Aim:
The records below must be copied in full; omit the images.

Records shown:
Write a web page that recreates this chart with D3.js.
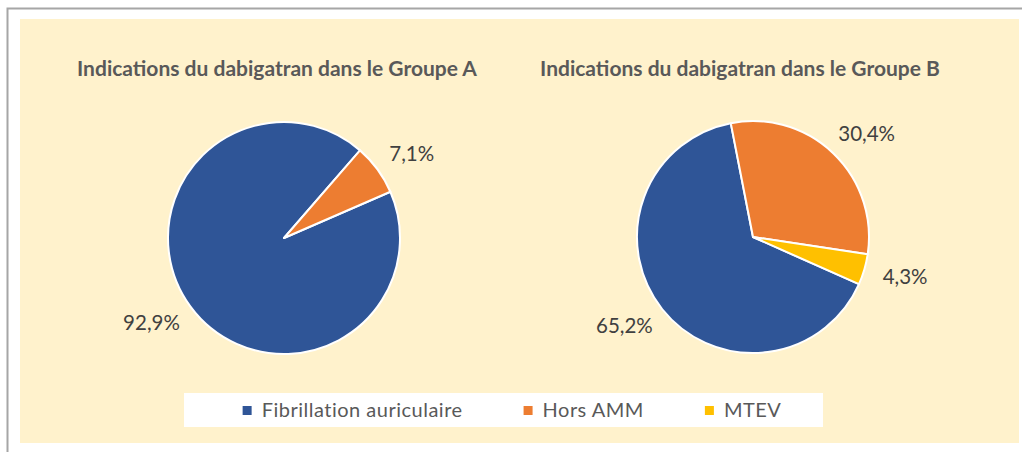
<!DOCTYPE html>
<html>
<head>
<meta charset="utf-8">
<script src="https://cdn.jsdelivr.net/npm/d3@7"></script>
<style>
  body { margin: 0; background: #fff; }
  text { font-family: Lato, "Open Sans", sans-serif; }
</style>
</head>
<body>
<script>
// chart values
var categories = ["Fibrillation auriculaire", "Hors AMM", "MTEV"];
var colors = ["#2f5597", "#ed7d31", "#ffc000"];
var groupA = [92.9, 7.1, 0];
var groupB = [65.2, 30.4, 4.3];
var titles = ["Indications du dabigatran dans le Groupe A", "Indications du dabigatran dans le Groupe B"];

var width = 1022, height = 452;

var svg = d3.select("body").append("svg")
    .attr("width", width)
    .attr("height", height);

// outer frame (grey lines top and left)
svg.append("path")
    .attr("d", "M7.5,452 V8.5 H1022")
    .attr("fill", "none")
    .attr("stroke", "#a6a6a6")
    .attr("stroke-width", 2);

// beige chart area
svg.append("rect")
    .attr("x", 20).attr("y", 19)
    .attr("width", 999).attr("height", 424)
    .attr("fill", "#fff2cc");

var fmt = function(v) { return d3.format(".1f")(v).replace(".", ",") + "%"; };

var pies = [
    {values: groupA, title: titles[0], cx: 284, cy: 238, tx: 277, rot: 66.5},
    {values: groupB, title: titles[1], cx: 753, cy: 237, tx: 740, rot: 114}
];

var radius = 116;
var labelR = 136;   // distance of the label box from the centre
var arc = d3.arc().innerRadius(0).outerRadius(radius);

pies.forEach(function(p) {
    var rows = p.values.map(function(v, i) { return {cat: categories[i], color: colors[i], value: v}; })
        .filter(function(d) { return d.value > 0; });

    var pie = d3.pie()
        .sort(null)
        .value(function(d) { return d.value; })
        .startAngle(p.rot * Math.PI / 180)
        .endAngle(p.rot * Math.PI / 180 + 2 * Math.PI);

    // title
    svg.append("text")
        .attr("x", p.tx)
        .attr("y", 76)
        .attr("text-anchor", "middle")
        .attr("font-weight", "bold")
        .attr("font-size", "21px")
        .attr("fill", "#595959")
        .text(p.title);

    var g = svg.append("g")
        .attr("transform", "translate(" + p.cx + "," + p.cy + ")");

    var arcs = pie(rows);

    g.selectAll(".slice")
        .data(arcs)
        .enter().append("path")
        .attr("class", "slice")
        .attr("d", arc)
        .attr("fill", function(d) { return d.data.color; })
        .attr("stroke", "#fff")
        .attr("stroke-width", 2)
        .attr("stroke-linejoin", "round");

    // labels outside the end: push the box out so its corner sits near labelR
    g.selectAll(".lbl")
        .data(arcs)
        .enter().append("text")
        .attr("class", "lbl")
        .attr("dy", "0.36em")
        .attr("text-anchor", "middle")
        .attr("font-size", "20.5px")
        .attr("fill", "#404040")
        .text(function(d) { return fmt(d.data.value); })
        .attr("transform", function(d) {
            var a = (d.startAngle + d.endAngle) / 2;
            var ux = Math.sin(a), uy = -Math.cos(a);
            var w = this.getComputedTextLength(), h = 14;
            var x = labelR * ux + w / 2 * ux;
            var y = labelR * uy + h / 2 * uy;
            return "translate(" + x + "," + y + ")";
        });
});

// legend
svg.append("rect")
    .attr("x", 184).attr("y", 393)
    .attr("width", 639).attr("height", 34)
    .attr("fill", "#fff");

var legend = svg.append("g");
var items = legend.selectAll(".item")
    .data(categories)
    .enter().append("g")
    .attr("class", "item");

items.append("rect")
    .attr("width", 9).attr("height", 9)
    .attr("y", 406)
    .attr("fill", function(d, i) { return colors[i]; });

items.append("text")
    .attr("x", 19)
    .attr("y", 416.5)
    .attr("font-size", "20px")
    .attr("letter-spacing", "0.5px")
    .attr("fill", "#595959")
    .text(function(d) { return d; });

// place items side by side, centred under the pies
var gap = 61, total = 0, widths = [];
items.each(function() {
    var w = d3.select(this).select("text").node().getComputedTextLength() + 19;
    widths.push(w);
    total += w;
});
total += gap * (categories.length - 1);
var x0 = 512 - total / 2;
items.attr("transform", function(d, i) {
    var x = x0;
    for (var k = 0; k < i; k++) x += widths[k] + gap;
    return "translate(" + x + ",0)";
});
</script>
</body>
</html>
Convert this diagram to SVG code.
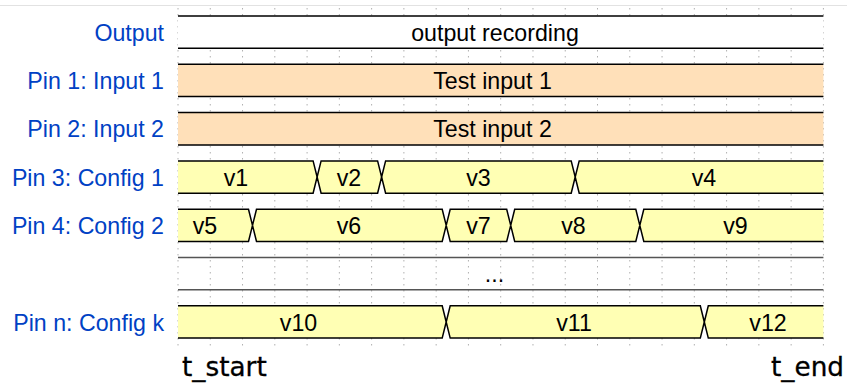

Answer to this problem:
Write a web page that recreates this chart with D3.js.
<!DOCTYPE html>
<html>
<head>
<meta charset="utf-8">
<script src="https://cdn.jsdelivr.net/npm/d3@7"></script>
<style>
  body { margin: 0; background: #fff; }
  text { font-family: Lato, "Open Sans", sans-serif; }
</style>
</head>
<body>
<script>
// chart values
var categories = ["Fibrillation auriculaire", "Hors AMM", "MTEV"];
var colors = ["#2f5597", "#ed7d31", "#ffc000"];
var groupA = [92.9, 7.1, 0];
var groupB = [65.2, 30.4, 4.3];
var titles = ["Indications du dabigatran dans le Groupe A", "Indications du dabigatran dans le Groupe B"];

var width = 1022, height = 452;

var svg = d3.select("body").append("svg")
    .attr("width", width)
    .attr("height", height);

// outer frame (grey lines top and left)
svg.append("path")
    .attr("d", "M7.5,452 V8.5 H1022")
    .attr("fill", "none")
    .attr("stroke", "#a6a6a6")
    .attr("stroke-width", 2);

// beige chart area
svg.append("rect")
    .attr("x", 20).attr("y", 19)
    .attr("width", 999).attr("height", 424)
    .attr("fill", "#fff2cc");

var fmt = function(v) { return d3.format(".1f")(v).replace(".", ",") + "%"; };

var pies = [
    {values: groupA, title: titles[0], cx: 284, cy: 238, tx: 277, rot: 66.5},
    {values: groupB, title: titles[1], cx: 753, cy: 237, tx: 740, rot: 114}
];

var radius = 116;
var labelR = 136;   // distance of the label box from the centre
var arc = d3.arc().innerRadius(0).outerRadius(radius);

pies.forEach(function(p) {
    var rows = p.values.map(function(v, i) { return {cat: categories[i], color: colors[i], value: v}; })
        .filter(function(d) { return d.value > 0; });

    var pie = d3.pie()
        .sort(null)
        .value(function(d) { return d.value; })
        .startAngle(p.rot * Math.PI / 180)
        .endAngle(p.rot * Math.PI / 180 + 2 * Math.PI);

    // title
    svg.append("text")
        .attr("x", p.tx)
        .attr("y", 76)
        .attr("text-anchor", "middle")
        .attr("font-weight", "bold")
        .attr("font-size", "21px")
        .attr("fill", "#595959")
        .text(p.title);

    var g = svg.append("g")
        .attr("transform", "translate(" + p.cx + "," + p.cy + ")");

    var arcs = pie(rows);

    g.selectAll(".slice")
        .data(arcs)
        .enter().append("path")
        .attr("class", "slice")
        .attr("d", arc)
        .attr("fill", function(d) { return d.data.color; })
        .attr("stroke", "#fff")
        .attr("stroke-width", 2)
        .attr("stroke-linejoin", "round");

    // labels outside the end: push the box out so its corner sits near labelR
    g.selectAll(".lbl")
        .data(arcs)
        .enter().append("text")
        .attr("class", "lbl")
        .attr("dy", "0.36em")
        .attr("text-anchor", "middle")
        .attr("font-size", "20.5px")
        .attr("fill", "#404040")
        .text(function(d) { return fmt(d.data.value); })
        .attr("transform", function(d) {
            var a = (d.startAngle + d.endAngle) / 2;
            var ux = Math.sin(a), uy = -Math.cos(a);
            var w = this.getComputedTextLength(), h = 14;
            var x = labelR * ux + w / 2 * ux;
            var y = labelR * uy + h / 2 * uy;
            return "translate(" + x + "," + y + ")";
        });
});

// legend
svg.append("rect")
    .attr("x", 184).attr("y", 393)
    .attr("width", 639).attr("height", 34)
    .attr("fill", "#fff");

var legend = svg.append("g");
var items = legend.selectAll(".item")
    .data(categories)
    .enter().append("g")
    .attr("class", "item");

items.append("rect")
    .attr("width", 9).attr("height", 9)
    .attr("y", 406)
    .attr("fill", function(d, i) { return colors[i]; });

items.append("text")
    .attr("x", 19)
    .attr("y", 416.5)
    .attr("font-size", "20px")
    .attr("letter-spacing", "0.5px")
    .attr("fill", "#595959")
    .text(function(d) { return d; });

// place items side by side, centred under the pies
var gap = 61, total = 0, widths = [];
items.each(function() {
    var w = d3.select(this).select("text").node().getComputedTextLength() + 19;
    widths.push(w);
    total += w;
});
total += gap * (categories.length - 1);
var x0 = 512 - total / 2;
items.attr("transform", function(d, i) {
    var x = x0;
    for (var k = 0; k < i; k++) x += widths[k] + gap;
    return "translate(" + x + ",0)";
});
</script>
</body>
</html>
Convert this diagram to SVG code.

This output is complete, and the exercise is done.